Read judgment: HEMRAJ RATNAKAR SALIAN vs. HDFC BANK LTD

Pankaj Bajpai

New Delhi, August 18, 2021: The Supreme Court has ruled that the tenant is not entitled to possession of the secured asset for more than the period prescribed under the provisions of the Transfer of Property Act, in the absence of a registered instrument. 

While dismissing the appeal, a Division Bench of Justice S Abdul Nazeer and Justice Krishna Murari observed that a tenant is not entitled to protection of Rent Act by simply relying upon an unregistered instrument or an oral agreement accompanied by delivery of possession. 

The observation came pursuant to an appeal challenging the orders passed by the Chief Metropolitan Magistrate, Esplanade, Mumbai, rejecting the Application filed by the appellant for restraining HDFC Bank (first respondent) from taking possession of the property in the appellant’s possession. 

Going by the background of the case, the HDFC Bank had granted financial facility to respondents 2 and 3 (the Borrowers) of Rs. 5,50,00,000 and in turn the borrowers mortgaged a secured asset in favour of the Bank with an intention to secure the credit facility. 

Later, the accounts of the Borrowers were declared as non-performing assets (NPA), which led to issuance of notice u/s 13 (2) of the SARFAESI Act

It was therefore the case of the appellant that he was a tenant of the Secured Asset on a monthly rent of Rs.20,000/- since June 12, 2012 with an increase of 5% every year and hence the HDFC Bank could not take the possession of the property in appellant’s possession. 

After going through the contentions, Justice Nazeer found that there is a serious doubt as to the bona fide of the tenant, as there is no good or sufficient evidence to establish the tenancy of the appellant. 

According to the appellant, he is a tenant of the Secured Asset. However, the documents produced in support of his claim are xerox copies of the rent receipts and the first xerox copy of the rent receipt is of May 12, 2013 which is after the date of creation of the mortgage, noted the Division Bench. 

Justice Nazeer further found that the Borrowers have not claimed that any tenant is staying at the Secured Asset. Also, at the time of grant of financial facility, third party valuers had also confirmed that the Borrowers were staying at the Secured Asset. 

The appellant has pleaded tenancy from June 12, 2012 to Dec 17, 2018, which is not supported by any registered instrument. Further, even according to the appellant, he is a “tenant-in-sufferance” and therefore, he is not entitled to any protection of the Rent Act, added the Bench. 

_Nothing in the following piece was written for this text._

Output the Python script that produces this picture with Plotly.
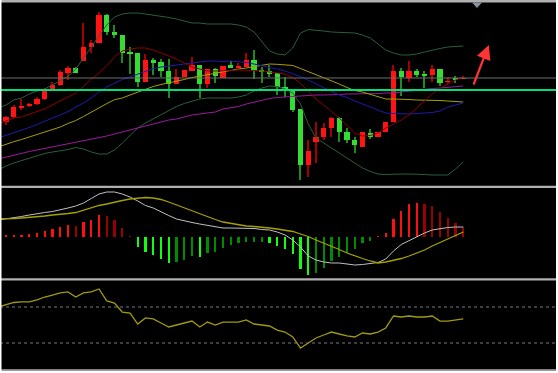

The Apex Court therefore concluded that even if the tenancy has been claimed to be renewed in terms of Section 13(13) of the SARFAESI Act, the Borrower would be required to seek consent of the secured creditor for transfer of the Secured Asset by way of sale, lease or otherwise, after issuance of the notice u/s 13(2) of the SARFAESI Act. 

Since no such consent has been sought by the Borrower in the present case prior to issuance of a notice u/s 13(2) of the SARFAESI Act, the Top Court dismissed the appeal seeking tenancy relief.